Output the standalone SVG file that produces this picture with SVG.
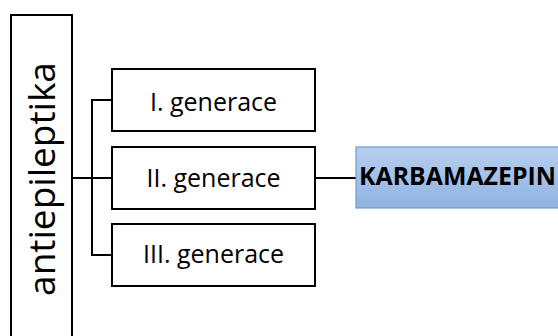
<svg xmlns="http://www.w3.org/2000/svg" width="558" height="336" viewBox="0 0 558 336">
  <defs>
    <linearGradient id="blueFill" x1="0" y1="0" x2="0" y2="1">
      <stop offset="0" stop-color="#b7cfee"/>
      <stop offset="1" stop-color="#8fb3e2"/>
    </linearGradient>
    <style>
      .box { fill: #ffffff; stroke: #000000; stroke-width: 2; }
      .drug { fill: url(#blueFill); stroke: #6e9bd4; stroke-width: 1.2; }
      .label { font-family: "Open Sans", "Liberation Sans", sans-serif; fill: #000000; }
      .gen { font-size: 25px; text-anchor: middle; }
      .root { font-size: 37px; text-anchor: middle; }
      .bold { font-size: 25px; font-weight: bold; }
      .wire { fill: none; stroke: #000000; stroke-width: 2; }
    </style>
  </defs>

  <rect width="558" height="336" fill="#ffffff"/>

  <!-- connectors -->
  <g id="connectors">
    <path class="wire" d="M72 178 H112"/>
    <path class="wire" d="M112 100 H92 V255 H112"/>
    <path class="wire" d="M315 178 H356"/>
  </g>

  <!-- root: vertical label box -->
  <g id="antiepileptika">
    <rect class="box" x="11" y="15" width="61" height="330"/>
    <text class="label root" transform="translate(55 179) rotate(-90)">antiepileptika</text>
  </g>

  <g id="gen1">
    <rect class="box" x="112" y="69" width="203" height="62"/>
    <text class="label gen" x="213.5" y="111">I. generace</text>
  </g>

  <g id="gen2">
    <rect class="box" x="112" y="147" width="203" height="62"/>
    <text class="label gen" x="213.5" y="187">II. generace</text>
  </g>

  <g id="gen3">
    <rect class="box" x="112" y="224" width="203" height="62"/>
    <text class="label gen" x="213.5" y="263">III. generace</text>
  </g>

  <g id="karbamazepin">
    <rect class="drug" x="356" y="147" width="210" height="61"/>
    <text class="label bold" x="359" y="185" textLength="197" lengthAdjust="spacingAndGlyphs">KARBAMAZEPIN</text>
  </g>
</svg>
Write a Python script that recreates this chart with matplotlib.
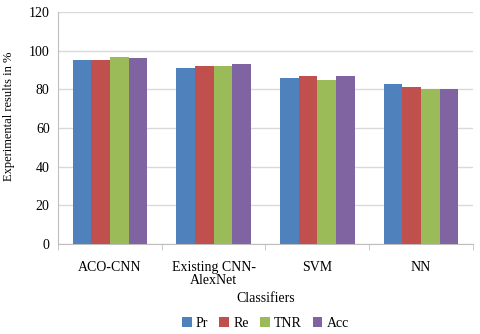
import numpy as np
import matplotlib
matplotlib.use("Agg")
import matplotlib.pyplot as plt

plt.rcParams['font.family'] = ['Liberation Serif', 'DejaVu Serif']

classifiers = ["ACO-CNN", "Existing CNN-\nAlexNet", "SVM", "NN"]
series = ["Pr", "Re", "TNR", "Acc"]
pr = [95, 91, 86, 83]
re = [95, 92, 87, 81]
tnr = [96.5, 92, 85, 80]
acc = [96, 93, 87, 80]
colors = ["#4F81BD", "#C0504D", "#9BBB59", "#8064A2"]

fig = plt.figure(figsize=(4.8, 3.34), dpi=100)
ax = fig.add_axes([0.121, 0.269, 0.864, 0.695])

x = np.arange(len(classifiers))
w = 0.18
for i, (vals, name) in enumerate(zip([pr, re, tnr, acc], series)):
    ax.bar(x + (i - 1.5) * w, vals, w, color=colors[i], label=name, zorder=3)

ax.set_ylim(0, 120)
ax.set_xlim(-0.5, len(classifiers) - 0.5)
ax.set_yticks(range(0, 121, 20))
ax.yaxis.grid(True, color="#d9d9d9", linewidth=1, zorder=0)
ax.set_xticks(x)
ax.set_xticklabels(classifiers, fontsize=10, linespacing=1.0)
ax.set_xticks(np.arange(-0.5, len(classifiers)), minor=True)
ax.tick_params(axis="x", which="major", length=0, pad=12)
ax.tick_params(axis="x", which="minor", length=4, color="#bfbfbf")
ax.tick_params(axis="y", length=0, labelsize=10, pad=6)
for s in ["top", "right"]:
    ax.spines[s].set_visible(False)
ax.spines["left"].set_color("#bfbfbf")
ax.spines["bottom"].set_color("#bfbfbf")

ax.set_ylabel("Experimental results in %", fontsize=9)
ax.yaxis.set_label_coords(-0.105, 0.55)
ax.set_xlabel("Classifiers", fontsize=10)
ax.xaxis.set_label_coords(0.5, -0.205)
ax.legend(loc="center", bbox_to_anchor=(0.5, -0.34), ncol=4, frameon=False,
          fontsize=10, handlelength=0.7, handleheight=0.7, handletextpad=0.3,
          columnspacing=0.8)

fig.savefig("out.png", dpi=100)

### EXERCISE DETAILS
The copy should begin at the line containing "Write a Python" and end at the last line of the data above; please restate those lines word for word without the pictures.

### FINAL RESULT
Write a Python script that recreates this chart with matplotlib.
import numpy as np
import matplotlib
matplotlib.use("Agg")
import matplotlib.pyplot as plt

plt.rcParams['font.family'] = ['Liberation Serif', 'DejaVu Serif']

classifiers = ["ACO-CNN", "Existing CNN-\nAlexNet", "SVM", "NN"]
series = ["Pr", "Re", "TNR", "Acc"]
pr = [95, 91, 86, 83]
re = [95, 92, 87, 81]
tnr = [96.5, 92, 85, 80]
acc = [96, 93, 87, 80]
colors = ["#4F81BD", "#C0504D", "#9BBB59", "#8064A2"]

fig = plt.figure(figsize=(4.8, 3.34), dpi=100)
ax = fig.add_axes([0.121, 0.269, 0.864, 0.695])

x = np.arange(len(classifiers))
w = 0.18
for i, (vals, name) in enumerate(zip([pr, re, tnr, acc], series)):
    ax.bar(x + (i - 1.5) * w, vals, w, color=colors[i], label=name, zorder=3)

ax.set_ylim(0, 120)
ax.set_xlim(-0.5, len(classifiers) - 0.5)
ax.set_yticks(range(0, 121, 20))
ax.yaxis.grid(True, color="#d9d9d9", linewidth=1, zorder=0)
ax.set_xticks(x)
ax.set_xticklabels(classifiers, fontsize=10, linespacing=1.0)
ax.set_xticks(np.arange(-0.5, len(classifiers)), minor=True)
ax.tick_params(axis="x", which="major", length=0, pad=12)
ax.tick_params(axis="x", which="minor", length=4, color="#bfbfbf")
ax.tick_params(axis="y", length=0, labelsize=10, pad=6)
for s in ["top", "right"]:
    ax.spines[s].set_visible(False)
ax.spines["left"].set_color("#bfbfbf")
ax.spines["bottom"].set_color("#bfbfbf")

ax.set_ylabel("Experimental results in %", fontsize=9)
ax.yaxis.set_label_coords(-0.105, 0.55)
ax.set_xlabel("Classifiers", fontsize=10)
ax.xaxis.set_label_coords(0.5, -0.205)
ax.legend(loc="center", bbox_to_anchor=(0.5, -0.34), ncol=4, frameon=False,
          fontsize=10, handlelength=0.7, handleheight=0.7, handletextpad=0.3,
          columnspacing=0.8)

fig.savefig("out.png", dpi=100)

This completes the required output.